At the risk of sounding like a hoarder, I've learned to turn down the volume of those thoughts. The simplest, least stressful strategy I've found is a multi-step process. First, I put "stuff" into a big storage box. Then I close it up and notice whether or not I go looking for any of its contents. Most of the time, the answer is "no," and I am grateful to offer it to the local Buy Nothing group or drop it off at the thrift store that supports our local domestic violence shelter.
Not long ago, I was on the phone with a friend, talking a little about this process. He’s much better at it than I am and had an observation about why it can be so difficult for people to start the process of offloading excess.
"Your lizard brain hates loss. It loves stuff. Lots and lots of stuff."
I probably should have been able to come up with that one without help. Then, again, the fact that I did not do so speaks to the power of that part of the human brain.
Duh. I know this. Hanging on to excess stuff is about survival... about having "enough" to live. And it doesn't matter that the "need" doesn't exist. It's only a perception. An important part of clearing clutter is to make sure we're not seeing it as a loss.
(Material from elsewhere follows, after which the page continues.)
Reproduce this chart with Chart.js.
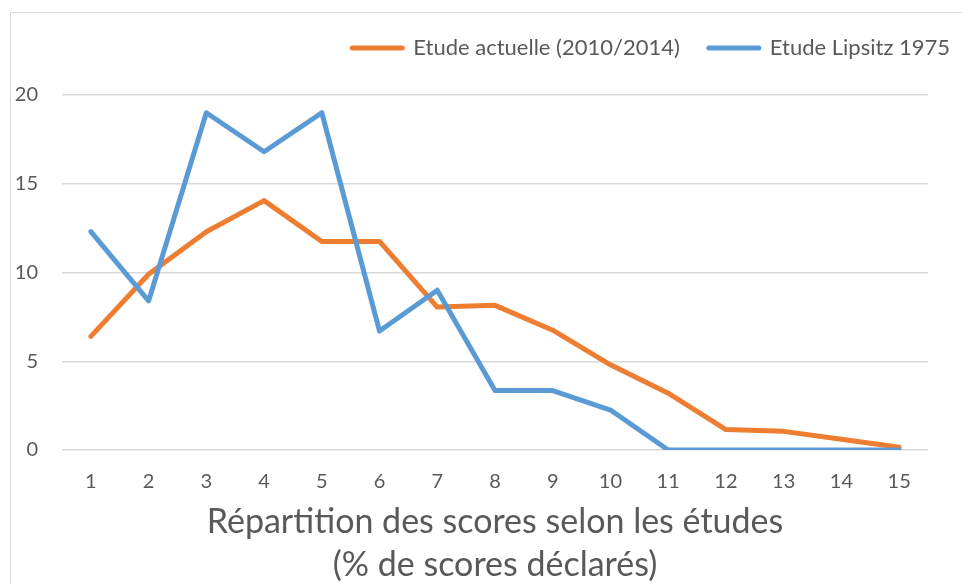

Living better with less is a mindset... and sometimes, we need to remind that little lizard between our ears that our survival is not at stake.
Do you want to clear your clutter without wrestling the primitive part of your brain? Take small steps. Remember that this is a journey with no end. Perhaps this cycle of acquiring and releasing exists to increase gratitude for the abundance in our lives. This is not a race... it’s a way of life.